WHAT IS REQUIRED: Set down, please, exactly the lines below that run from the line with "Output the LaTeX" to the line with "at (363.5, 51.5)", both lines included.

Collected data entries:
◇ ◇ ◇

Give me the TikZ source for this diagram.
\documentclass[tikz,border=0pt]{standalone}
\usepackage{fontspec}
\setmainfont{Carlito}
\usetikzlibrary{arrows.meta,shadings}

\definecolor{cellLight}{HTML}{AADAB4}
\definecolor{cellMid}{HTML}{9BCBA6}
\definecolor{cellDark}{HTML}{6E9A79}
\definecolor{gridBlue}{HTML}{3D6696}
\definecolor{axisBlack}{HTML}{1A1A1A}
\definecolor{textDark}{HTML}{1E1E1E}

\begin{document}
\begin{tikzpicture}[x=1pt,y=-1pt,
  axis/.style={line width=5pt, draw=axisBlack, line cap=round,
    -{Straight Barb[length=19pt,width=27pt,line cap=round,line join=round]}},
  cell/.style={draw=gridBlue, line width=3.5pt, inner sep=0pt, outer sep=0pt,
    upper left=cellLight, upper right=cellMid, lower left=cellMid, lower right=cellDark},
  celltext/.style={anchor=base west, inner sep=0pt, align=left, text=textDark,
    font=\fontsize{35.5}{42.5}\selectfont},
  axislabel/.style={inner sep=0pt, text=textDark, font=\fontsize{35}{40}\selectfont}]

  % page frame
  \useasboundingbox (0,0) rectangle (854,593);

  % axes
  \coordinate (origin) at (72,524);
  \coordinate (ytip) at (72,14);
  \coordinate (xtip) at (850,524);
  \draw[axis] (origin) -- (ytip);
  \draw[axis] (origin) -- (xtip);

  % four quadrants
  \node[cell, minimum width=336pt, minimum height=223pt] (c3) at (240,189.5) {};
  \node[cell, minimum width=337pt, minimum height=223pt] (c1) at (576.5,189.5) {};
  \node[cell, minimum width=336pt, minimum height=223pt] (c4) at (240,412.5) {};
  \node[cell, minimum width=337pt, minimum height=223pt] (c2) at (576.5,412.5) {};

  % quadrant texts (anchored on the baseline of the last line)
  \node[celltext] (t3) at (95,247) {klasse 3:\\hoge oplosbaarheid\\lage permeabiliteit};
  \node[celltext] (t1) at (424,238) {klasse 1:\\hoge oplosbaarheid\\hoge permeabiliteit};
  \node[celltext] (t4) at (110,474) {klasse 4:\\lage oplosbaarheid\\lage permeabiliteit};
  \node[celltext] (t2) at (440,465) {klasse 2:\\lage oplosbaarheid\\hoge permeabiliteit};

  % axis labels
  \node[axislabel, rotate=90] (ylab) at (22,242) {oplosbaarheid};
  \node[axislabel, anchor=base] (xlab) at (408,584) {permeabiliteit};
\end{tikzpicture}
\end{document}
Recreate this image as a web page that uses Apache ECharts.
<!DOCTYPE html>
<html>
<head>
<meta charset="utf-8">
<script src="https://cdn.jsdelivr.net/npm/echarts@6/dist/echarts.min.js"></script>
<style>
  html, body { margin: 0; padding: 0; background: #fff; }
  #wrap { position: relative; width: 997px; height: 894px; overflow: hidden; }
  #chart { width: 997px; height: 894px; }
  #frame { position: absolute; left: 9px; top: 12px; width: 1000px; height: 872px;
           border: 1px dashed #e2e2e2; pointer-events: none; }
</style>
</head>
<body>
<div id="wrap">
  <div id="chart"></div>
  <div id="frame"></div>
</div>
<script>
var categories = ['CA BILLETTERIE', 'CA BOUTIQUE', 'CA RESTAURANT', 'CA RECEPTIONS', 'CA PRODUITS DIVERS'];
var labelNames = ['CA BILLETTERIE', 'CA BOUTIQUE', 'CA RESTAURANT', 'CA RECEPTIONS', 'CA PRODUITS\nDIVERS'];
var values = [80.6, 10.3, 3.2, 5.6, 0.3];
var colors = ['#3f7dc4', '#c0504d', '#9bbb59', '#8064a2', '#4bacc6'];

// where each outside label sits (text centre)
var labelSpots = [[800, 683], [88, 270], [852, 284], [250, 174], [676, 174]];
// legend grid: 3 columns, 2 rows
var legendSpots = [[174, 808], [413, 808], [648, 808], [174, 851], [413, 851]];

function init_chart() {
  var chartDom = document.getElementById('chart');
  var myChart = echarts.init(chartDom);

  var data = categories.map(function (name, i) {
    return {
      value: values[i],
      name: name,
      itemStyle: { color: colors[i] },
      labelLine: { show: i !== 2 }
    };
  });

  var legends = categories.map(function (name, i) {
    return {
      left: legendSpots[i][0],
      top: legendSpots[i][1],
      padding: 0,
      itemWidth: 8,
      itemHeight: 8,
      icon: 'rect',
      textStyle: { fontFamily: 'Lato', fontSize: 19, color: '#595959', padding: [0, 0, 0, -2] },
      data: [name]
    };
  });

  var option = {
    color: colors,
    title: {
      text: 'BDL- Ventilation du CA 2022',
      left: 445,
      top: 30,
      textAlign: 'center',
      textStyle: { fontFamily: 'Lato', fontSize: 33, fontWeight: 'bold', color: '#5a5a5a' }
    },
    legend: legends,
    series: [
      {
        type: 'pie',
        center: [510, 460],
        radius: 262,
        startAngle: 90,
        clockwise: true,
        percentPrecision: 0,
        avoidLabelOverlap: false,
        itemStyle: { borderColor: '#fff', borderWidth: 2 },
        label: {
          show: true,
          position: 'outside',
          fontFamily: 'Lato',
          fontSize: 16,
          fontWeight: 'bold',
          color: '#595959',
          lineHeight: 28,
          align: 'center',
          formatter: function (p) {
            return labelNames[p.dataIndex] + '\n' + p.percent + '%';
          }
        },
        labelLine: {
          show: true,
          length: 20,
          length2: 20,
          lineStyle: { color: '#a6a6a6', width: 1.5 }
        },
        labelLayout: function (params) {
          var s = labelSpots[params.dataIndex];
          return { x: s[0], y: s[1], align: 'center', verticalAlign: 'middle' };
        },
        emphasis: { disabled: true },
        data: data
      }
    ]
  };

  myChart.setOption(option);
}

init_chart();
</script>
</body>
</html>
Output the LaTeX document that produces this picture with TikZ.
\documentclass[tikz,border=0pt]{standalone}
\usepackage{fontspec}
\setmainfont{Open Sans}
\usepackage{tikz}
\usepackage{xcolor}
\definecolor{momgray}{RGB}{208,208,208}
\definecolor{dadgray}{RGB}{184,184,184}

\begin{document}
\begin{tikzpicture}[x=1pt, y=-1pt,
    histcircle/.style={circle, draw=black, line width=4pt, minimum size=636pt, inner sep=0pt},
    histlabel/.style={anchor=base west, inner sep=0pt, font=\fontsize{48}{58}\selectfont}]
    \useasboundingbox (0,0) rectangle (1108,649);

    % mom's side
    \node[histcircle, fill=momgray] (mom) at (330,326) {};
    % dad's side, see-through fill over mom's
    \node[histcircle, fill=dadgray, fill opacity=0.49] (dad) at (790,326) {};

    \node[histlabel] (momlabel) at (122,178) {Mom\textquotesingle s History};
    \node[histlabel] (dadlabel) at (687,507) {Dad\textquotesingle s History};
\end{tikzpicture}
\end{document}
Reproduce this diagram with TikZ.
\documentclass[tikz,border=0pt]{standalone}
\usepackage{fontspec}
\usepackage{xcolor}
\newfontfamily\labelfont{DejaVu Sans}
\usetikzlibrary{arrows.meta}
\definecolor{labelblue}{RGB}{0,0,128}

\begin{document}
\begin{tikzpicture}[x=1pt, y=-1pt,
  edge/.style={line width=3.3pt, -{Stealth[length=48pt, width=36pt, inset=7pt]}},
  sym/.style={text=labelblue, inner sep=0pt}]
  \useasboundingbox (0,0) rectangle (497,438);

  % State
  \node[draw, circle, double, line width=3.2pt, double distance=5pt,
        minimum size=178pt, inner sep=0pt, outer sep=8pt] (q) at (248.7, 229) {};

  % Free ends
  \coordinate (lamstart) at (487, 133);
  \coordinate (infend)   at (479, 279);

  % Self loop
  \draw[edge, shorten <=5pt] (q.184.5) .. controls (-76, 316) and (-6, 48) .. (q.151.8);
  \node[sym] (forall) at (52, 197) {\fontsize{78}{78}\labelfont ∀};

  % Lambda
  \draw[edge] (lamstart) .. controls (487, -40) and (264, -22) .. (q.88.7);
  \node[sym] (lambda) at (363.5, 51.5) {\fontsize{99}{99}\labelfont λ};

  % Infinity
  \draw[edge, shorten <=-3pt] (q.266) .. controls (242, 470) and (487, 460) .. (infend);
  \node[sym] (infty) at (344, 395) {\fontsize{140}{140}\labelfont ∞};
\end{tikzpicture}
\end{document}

◇ ◇ ◇

RESPONSE FOR THIS EXERCISE:
Output the LaTeX document that produces this picture with TikZ.
\documentclass[tikz,border=0pt]{standalone}
\usepackage{fontspec}
\setmainfont{Open Sans}
\usepackage{tikz}
\usepackage{xcolor}
\definecolor{momgray}{RGB}{208,208,208}
\definecolor{dadgray}{RGB}{184,184,184}

\begin{document}
\begin{tikzpicture}[x=1pt, y=-1pt,
    histcircle/.style={circle, draw=black, line width=4pt, minimum size=636pt, inner sep=0pt},
    histlabel/.style={anchor=base west, inner sep=0pt, font=\fontsize{48}{58}\selectfont}]
    \useasboundingbox (0,0) rectangle (1108,649);

    % mom's side
    \node[histcircle, fill=momgray] (mom) at (330,326) {};
    % dad's side, see-through fill over mom's
    \node[histcircle, fill=dadgray, fill opacity=0.49] (dad) at (790,326) {};

    \node[histlabel] (momlabel) at (122,178) {Mom\textquotesingle s History};
    \node[histlabel] (dadlabel) at (687,507) {Dad\textquotesingle s History};
\end{tikzpicture}
\end{document}
Reproduce this diagram with TikZ.
\documentclass[tikz,border=0pt]{standalone}
\usepackage{fontspec}
\usepackage{xcolor}
\newfontfamily\labelfont{DejaVu Sans}
\usetikzlibrary{arrows.meta}
\definecolor{labelblue}{RGB}{0,0,128}

\begin{document}
\begin{tikzpicture}[x=1pt, y=-1pt,
  edge/.style={line width=3.3pt, -{Stealth[length=48pt, width=36pt, inset=7pt]}},
  sym/.style={text=labelblue, inner sep=0pt}]
  \useasboundingbox (0,0) rectangle (497,438);

  % State
  \node[draw, circle, double, line width=3.2pt, double distance=5pt,
        minimum size=178pt, inner sep=0pt, outer sep=8pt] (q) at (248.7, 229) {};

  % Free ends
  \coordinate (lamstart) at (487, 133);
  \coordinate (infend)   at (479, 279);

  % Self loop
  \draw[edge, shorten <=5pt] (q.184.5) .. controls (-76, 316) and (-6, 48) .. (q.151.8);
  \node[sym] (forall) at (52, 197) {\fontsize{78}{78}\labelfont ∀};

  % Lambda
  \draw[edge] (lamstart) .. controls (487, -40) and (264, -22) .. (q.88.7);
  \node[sym] (lambda) at (363.5, 51.5) {\fontsize{99}{99}\labelfont λ};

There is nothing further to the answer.